2004 video combat game

Wings over Vietnam is a PC combat flight simulation game set during the Vietnam War over South East Asia and covers the time period between 1964 and 1973.

The game includes a wide variety of jets and weapons which can be employed in various mission types such as MIG-CAP (MiG combat air patrol), strike, air support, Iron Hand, and reconnaissance. The game is based on the Strike Fighters: Project 1 engine and was developed by Third Wire Productions.

In 2009, a vastly enhanced and rewritten version for the Vista platform called Strike Fighters 2: Vietnam was released.

== Background ==
Wings over Vietnam was released in 2004 and was the third in a series of "Lite" Flight Simulators. The term "Lite" was applied because they are designed to be relatively easy to learn and play compared to other more hardcore types of flight simulator. There is a television series of the same name.

== Gameplay ==
Despite the "Lite" tag, a fair amount of realism has been built in; 1960s-style bombsights are simulated rather than modern computer-aided aiming reticles. Dive bombing and level bombing techniques have to be worked out by the game player if they are to have success at completing missions.

US Air to Air missiles in the game consist of early versions of the AIM-9 Sidewinder, AIM-7 Sparrow, and AIM-4 Falcon which are simulated to be as unreliable as the real missiles were. Regardless of having a "good lock on the target" there is a good chance the missile will miss. Just like the real accounts from the war suggest most of the dogfights are close in affairs with the nimble MiGs against the heavier less nimble US Aircraft.
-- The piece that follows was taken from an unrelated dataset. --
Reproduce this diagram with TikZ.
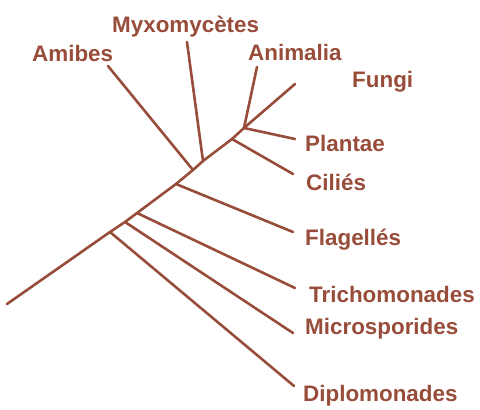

The map of Vietnam has been scaled down slightly so that there is less time spent flying to a target, and also because air-to-air refuelling is not included in the game.

During a mission the players will fly in a flight of aircraft in which the computer-controlled planes keep in formation as they fly to a target. This flight can be issued commands; attack other aircraft or ground targets, fly home if they are damaged, or jettison their drop tanks. As they fly many other computer-controlled aircraft will be up in the air and can be viewed as they engage in dogfights or bomb targets.

True to the Vietnam theatre the player's aircraft will be met with a high level of radar guided Surface to Air Missiles (SAMS), and a variety of lethal Anti-Aircraft Artillery (AAA). The main SAM is the soviet SA-2, of which early and later versions are included in the game increasing lethality accordingly.

The player can select a campaign from either Operation Rolling Thunder (1965 to 1968), Linebacker I (1972) or Linebacker II (1972) which are similar in name and aircraft involved to the actual campaigns from the conflict.

Single Missions are also available, which can be customised to allow the player to practice with specific aircraft and weapons.